Secured versus pre-paid credit – do you know what you’re getting? When I am giving a talk, I can see that many people don’t know the difference between them. Let me tell you the facts:
With Secured Credit, the bank has placed a set amount of your own money in a special savings account that it controls. If you default on your debt, the bank can use the savings account to recover its losses. Your credit limit is always equal to the amount in the special savings account. Just like a traditional credit card, you will pay interest and receive a monthly bill.
A secured credit card is for someone who can’t get a traditional credit card. If you have bad credit or no credit at all, secured cards are a great way to establish your history. If you still don’t understand what a secured card is, think of it as a security deposit on a rental. The landlord holds that deposit and can keep it if you don’t pay.
As with any financial transaction, read the fine print before moving forward and make sure that the lender reports your information to the credit reporting agencies. Watch out for fees and make sure you understand them fully.
With pre-paid credit cards, you simply load the card with money and use the card to make purchases. There are no bills or interest rates on purchases. The spending limit is always the current deposit balance on the card.
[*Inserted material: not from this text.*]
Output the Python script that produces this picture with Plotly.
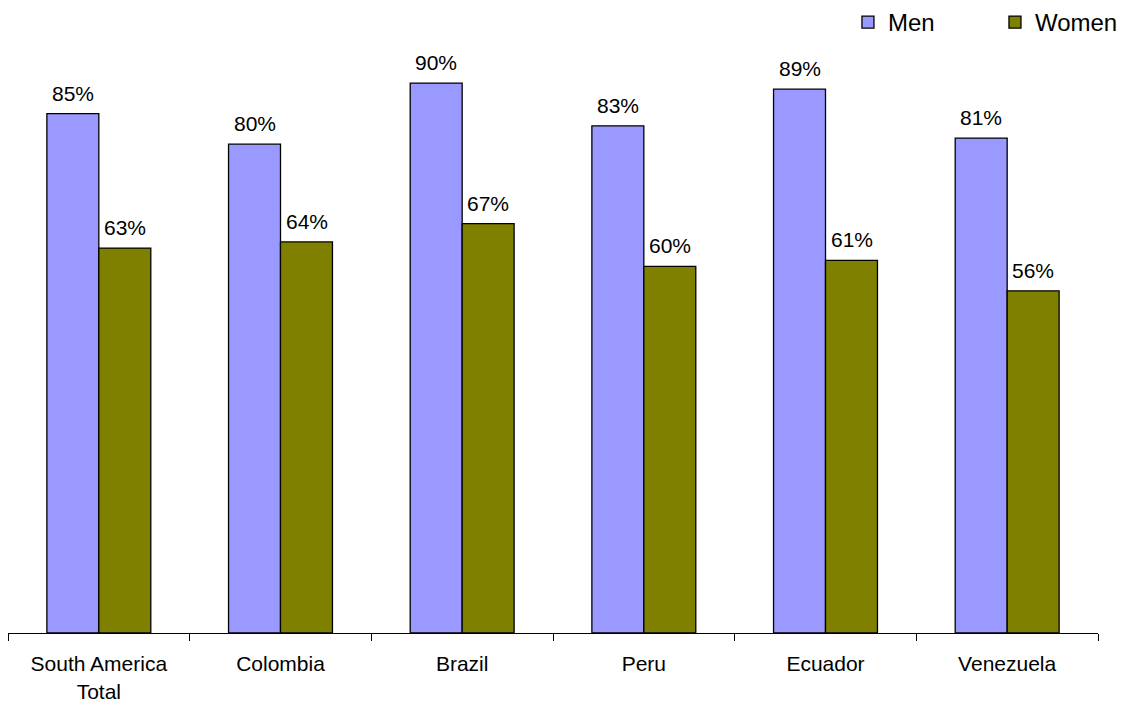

In that sense, it works like a debit card, yet it has all the consumer protections of a credit card.
Pre-paid cards are often used as gifts and by people who want to avoid spending beyond their budget. You might use one on your next vacation or as a gift for your favorite college student. The consumer protections and the built-in spending limit make this card ideal for those two scenarios.
The fees can be expensive! Credit card companies make their money with the fees – activation fees, monthly fees, reload fees, etc. You might want to consider other alternatives for every day use.
Now you know the difference between them. Make sure you understand them and pick the right choice for you.